━━ Recorded information ━━

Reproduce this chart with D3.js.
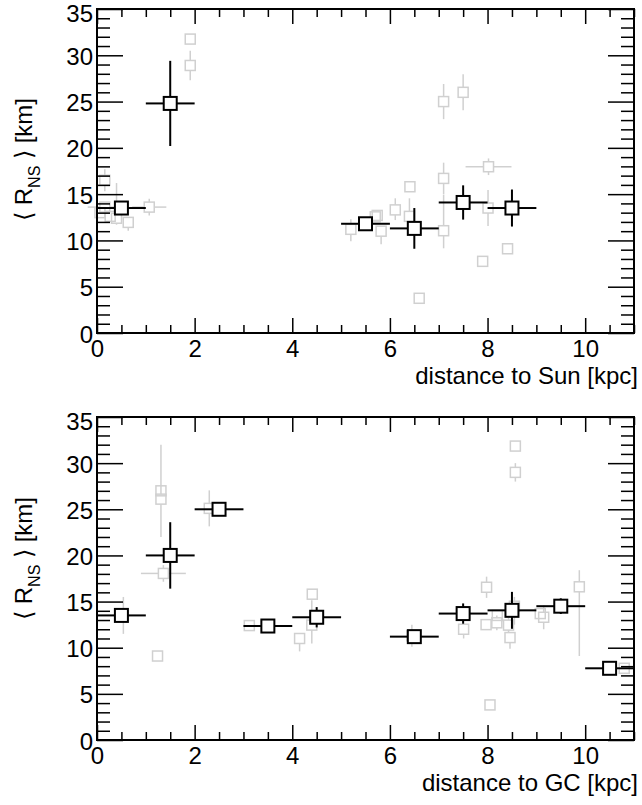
<!DOCTYPE html>
<html><head><meta charset="utf-8">
<script src="https://cdn.jsdelivr.net/npm/d3@7"></script>
<style>
body{margin:0;background:#fff}
svg text{font-family:"Liberation Sans",Arial,Helvetica,sans-serif;fill:#000}
</style>
</head><body>
<svg id="chart" width="642" height="805"></svg>
<script>
// ---------- data: panel 1 (distance to Sun) ----------
const sunBinX    = [0.5, 1.5, 5.5, 6.5, 7.5, 8.5];
const sunBinXErr = [0.5, 0.5, 0.5, 0.5, 0.5, 0.5];
const sunBinY    = [13.5, 24.8, 11.8, 11.3, 14.1, 13.5];
const sunBinYErr = [0.4, 4.6, 0.4, 2.2, 1.85, 2.0];

const sunObjX    = [1.91, 1.91, 0.16, 0.16, 0.27, 0.40, 0.64, 1.07, 0.06, 7.10, 7.50, 8.02, 7.10, 7.10, 6.41, 6.11, 6.40, 5.70, 5.74, 5.20, 5.82, 8.01, 8.41, 7.90, 6.60];
const sunObjY    = [31.75, 28.9, 16.5, 13.6, 12.6, 12.4, 11.95, 13.6, 13.0, 25.0, 26.0, 17.96, 16.7, 11.05, 15.8, 13.3, 12.6, 12.55, 12.7, 11.2, 11.0, 13.5, 9.1, 7.74, 3.75];
const sunObjXErr = [0, 0, 0.1, 0.35, 0, 0, 0, 0.35, 0, 0, 0, 0.47, 0, 0, 0, 0, 0, 0, 0, 0, 0, 0, 0, 0, 0];
const sunObjYLo  = [0.3, 1.6, 1.2, 0.5, 0.5, 0.7, 0.9, 0.9, 0.5, 1.9, 1.95, 0.9, 1.7, 1.9, 0, 1.1, 0.4, 0, 0, 1.3, 1.4, 1.95, 0.3, 0.3, 0];
const sunObjYHi  = [0.3, 1.6, 1.2, 0.5, 0.5, 3.8, 0.4, 0.9, 0.5, 1.9, 1.95, 0.9, 1.7, 3.9, 0, 1.25, 1.95, 0, 0, 1.1, 0.4, 1.95, 0.3, 0.3, 0];

// ---------- data: panel 2 (distance to GC) ----------
const gcBinX    = [0.5, 1.5, 2.5, 3.5, 4.5, 6.5, 7.5, 8.5, 9.5, 10.5];
const gcBinXErr = [0.5, 0.5, 0.5, 0.5, 0.5, 0.5, 0.5, 0.5, 0.5, 0.5];
const gcBinY    = [13.5, 20.0, 25.0, 12.35, 13.3, 11.2, 13.7, 14.05, 14.5, 7.77];
const gcBinYErr = [0.4, 3.6, 0.4, 0.4, 1.1, 0.5, 1.1, 2.0, 0.85, 0.4];

const gcObjX    = [1.31, 1.31, 2.30, 1.36, 0.54, 1.24, 3.12, 8.57, 8.57, 4.41, 4.15, 4.40, 6.45, 7.98, 7.51, 7.97, 8.19, 8.20, 8.43, 8.46, 9.08, 9.15, 9.88, 10.8, 8.05, 8.55];
const gcObjY    = [27.0, 26.1, 25.1, 18.05, 13.5, 9.1, 12.4, 31.85, 29.0, 15.8, 11.0, 12.45, 11.3, 16.55, 12.0, 12.5, 12.7, 13.5, 12.45, 11.1, 13.7, 13.3, 16.6, 7.77, 3.8, 14.5];
const gcObjXErr = [0, 0, 0, 0.46, 0, 0, 0.12, 0, 0, 0, 0, 0, 0, 0, 0, 0, 0, 0, 0.1, 0, 0, 0, 0, 0, 0, 0];
const gcObjYLo  = [0.3, 4.1, 1.95, 0.9, 2.0, 0.3, 0.3, 0.3, 1.0, 0, 1.4, 2.0, 1.2, 1.15, 1.0, 0.3, 0.8, 0, 0.8, 1.2, 0.3, 1.3, 7.5, 0.3, 0, 2.0];
const gcObjYHi  = [0.3, 5.9, 1.95, 0.9, 2.0, 0.3, 0.3, 0.3, 1.0, 0, 0.4, 2.7, 1.2, 1.15, 0.3, 0.3, 0.8, 0, 0.8, 0.3, 0.3, 1.3, 1.8, 0.3, 0, 1.0];

// ---------- axis ticks ----------
const xMajorTicks = [0, 2, 4, 6, 8, 10];
const yMajorTicks = [0, 5, 10, 15, 20, 25, 30, 35];
const xDomain = [0, 11];
const yDomain = [0, 35];
const xTitles = ["distance to Sun [kpc]", "distance to GC [kpc]"];

// ---------- layout ----------
const svg = d3.select("#chart");
const left = 97, right = 634;
const panels = [
  {top: 9, bottom: 333, titleOff: 89, xTitle: xTitles[0],
   bin: {x: sunBinX, xe: sunBinXErr, y: sunBinY, ye: sunBinYErr},
   obj: {x: sunObjX, xe: sunObjXErr, y: sunObjY, lo: sunObjYLo, hi: sunObjYHi}},
  {top: 417, bottom: 740, titleOff: 80, xTitle: xTitles[1],
   bin: {x: gcBinX, xe: gcBinXErr, y: gcBinY, ye: gcBinYErr},
   obj: {x: gcObjX, xe: gcObjXErr, y: gcObjY, lo: gcObjYLo, hi: gcObjYHi}}
];
const FS = 24;
const grey = "#d0d0d0";

const xMinor = d3.range(0, 11.01, 0.5).filter(v => v % 2 !== 0);
const yMinor = d3.range(0, 35.01, 1).filter(v => v % 5 !== 0);

panels.forEach(p => {
  const x = d3.scaleLinear().domain(xDomain).range([left, right]);
  const y = d3.scaleLinear().domain(yDomain).range([p.bottom, p.top]);
  const g = svg.append("g");

  // data: individual objects (grey)
  const gg = g.append("g");
  const hs = 5;
  p.obj.x.forEach((xv, i) => {
    const cx = x(xv), cy = y(p.obj.y[i]);
    const segs = [];
    const yHi = y(p.obj.y[i] + p.obj.hi[i]), yLo = y(p.obj.y[i] - p.obj.lo[i]);
    if (cy - yHi > hs) segs.push([cx, cy - hs, cx, yHi]);
    if (yLo - cy > hs) segs.push([cx, cy + hs, cx, yLo]);
    const xl = x(xv - p.obj.xe[i]), xr = x(xv + p.obj.xe[i]);
    if (cx - xl > hs) { segs.push([cx - hs, cy, xl, cy]); segs.push([cx + hs, cy, xr, cy]); }
    segs.forEach(s => gg.append("line").attr("x1", s[0]).attr("y1", s[1]).attr("x2", s[2]).attr("y2", s[3])
      .attr("stroke", grey).attr("stroke-width", 1.5));
    gg.append("rect").attr("x", cx - hs).attr("y", cy - hs).attr("width", 2 * hs).attr("height", 2 * hs)
      .attr("fill", "none").attr("stroke", grey).attr("stroke-width", 1.5);
  });

  // data: binned averages (black)
  const bg = g.append("g");
  const bs = 6.5;
  p.bin.x.forEach((xv, i) => {
    const cx = x(xv), cy = y(p.bin.y[i]);
    const segs = [];
    const yHi = y(p.bin.y[i] + p.bin.ye[i]), yLo = y(p.bin.y[i] - p.bin.ye[i]);
    if (cy - yHi > bs) { segs.push([cx, cy - bs, cx, yHi]); segs.push([cx, cy + bs, cx, yLo]); }
    segs.push([cx - bs, cy, x(xv - p.bin.xe[i]), cy]);
    segs.push([cx + bs, cy, x(xv + p.bin.xe[i]), cy]);
    segs.forEach(s => bg.append("line").attr("x1", s[0]).attr("y1", s[1]).attr("x2", s[2]).attr("y2", s[3])
      .attr("stroke", "#000").attr("stroke-width", 2));
    bg.append("rect").attr("x", cx - bs).attr("y", cy - bs).attr("width", 2 * bs).attr("height", 2 * bs)
      .attr("fill", "#fff").attr("stroke", "#000").attr("stroke-width", 2);
  });

  // axes (ticks inside)
  const mk = (axis, tr) => {
    const a = g.append("g").attr("transform", tr).call(axis);
    a.select(".domain").remove();
    a.selectAll("line").attr("stroke", "#000").attr("stroke-width", 1.5);
    return a;
  };
  const xb = mk(d3.axisBottom(x).tickValues(xMajorTicks).tickSize(-15).tickFormat(d3.format("d")), `translate(0,${p.bottom})`);
  xb.selectAll("text").attr("y", 7).attr("dy", "0.71em").attr("font-size", FS).attr("font-family", null);
  mk(d3.axisBottom(x).tickValues(xMinor).tickSize(-8).tickFormat(""), `translate(0,${p.bottom})`);
  mk(d3.axisTop(x).tickValues(xMajorTicks).tickSize(-15).tickFormat(""), `translate(0,${p.top})`);
  mk(d3.axisTop(x).tickValues(xMinor).tickSize(-8).tickFormat(""), `translate(0,${p.top})`);
  const yl = mk(d3.axisLeft(y).tickValues(yMajorTicks).tickSize(-26).tickFormat(d3.format("d")), `translate(${left},0)`);
  yl.selectAll("text").attr("x", -4).attr("dy", "0.38em").attr("font-size", FS).attr("font-family", null);
  // keep the topmost label inside the page
  yl.selectAll("text").filter(d => d === 35).attr("dy", "0.53em");
  mk(d3.axisLeft(y).tickValues(yMinor).tickSize(-13).tickFormat(""), `translate(${left},0)`);
  mk(d3.axisRight(y).tickValues(yMajorTicks).tickSize(-26).tickFormat(""), `translate(${right},0)`);
  mk(d3.axisRight(y).tickValues(yMinor).tickSize(-13).tickFormat(""), `translate(${right},0)`);

  // frame
  g.append("rect").attr("x", left).attr("y", p.top).attr("width", right - left).attr("height", p.bottom - p.top)
    .attr("fill", "none").attr("stroke", "#000").attr("stroke-width", 2);

  // x title
  g.append("text").attr("x", right + 4).attr("y", p.bottom + 51).attr("text-anchor", "end")
    .attr("font-size", FS).text(p.xTitle);

  // y title
  const yt = g.append("text").attr("transform", `translate(32,${p.top + p.titleOff}) rotate(-90)`)
    .attr("text-anchor", "end").attr("font-size", FS);
  yt.append("tspan").text("\u27E8 R");
  yt.append("tspan").attr("font-size", 16).attr("dy", 8).text("NS");
  yt.append("tspan").attr("dy", -8).text(" \u27E9 [km]");
});
</script>
</body></html>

━━━

> _Short problem_: Copy nothing but the lines from the top of the material through the line holding "0.4, 1.95, 0.3, 0.3, 0];", exactly as written; omit pictures.

> _Output_:
Reproduce this chart with D3.js.
<!DOCTYPE html>
<html><head><meta charset="utf-8">
<script src="https://cdn.jsdelivr.net/npm/d3@7"></script>
<style>
body{margin:0;background:#fff}
svg text{font-family:"Liberation Sans",Arial,Helvetica,sans-serif;fill:#000}
</style>
</head><body>
<svg id="chart" width="642" height="805"></svg>
<script>
// ---------- data: panel 1 (distance to Sun) ----------
const sunBinX    = [0.5, 1.5, 5.5, 6.5, 7.5, 8.5];
const sunBinXErr = [0.5, 0.5, 0.5, 0.5, 0.5, 0.5];
const sunBinY    = [13.5, 24.8, 11.8, 11.3, 14.1, 13.5];
const sunBinYErr = [0.4, 4.6, 0.4, 2.2, 1.85, 2.0];

const sunObjX    = [1.91, 1.91, 0.16, 0.16, 0.27, 0.40, 0.64, 1.07, 0.06, 7.10, 7.50, 8.02, 7.10, 7.10, 6.41, 6.11, 6.40, 5.70, 5.74, 5.20, 5.82, 8.01, 8.41, 7.90, 6.60];
const sunObjY    = [31.75, 28.9, 16.5, 13.6, 12.6, 12.4, 11.95, 13.6, 13.0, 25.0, 26.0, 17.96, 16.7, 11.05, 15.8, 13.3, 12.6, 12.55, 12.7, 11.2, 11.0, 13.5, 9.1, 7.74, 3.75];
const sunObjXErr = [0, 0, 0.1, 0.35, 0, 0, 0, 0.35, 0, 0, 0, 0.47, 0, 0, 0, 0, 0, 0, 0, 0, 0, 0, 0, 0, 0];
const sunObjYLo  = [0.3, 1.6, 1.2, 0.5, 0.5, 0.7, 0.9, 0.9, 0.5, 1.9, 1.95, 0.9, 1.7, 1.9, 0, 1.1, 0.4, 0, 0, 1.3, 1.4, 1.95, 0.3, 0.3, 0];
const sunObjYHi  = [0.3, 1.6, 1.2, 0.5, 0.5, 3.8, 0.4, 0.9, 0.5, 1.9, 1.95, 0.9, 1.7, 3.9, 0, 1.25, 1.95, 0, 0, 1.1, 0.4, 1.95, 0.3, 0.3, 0];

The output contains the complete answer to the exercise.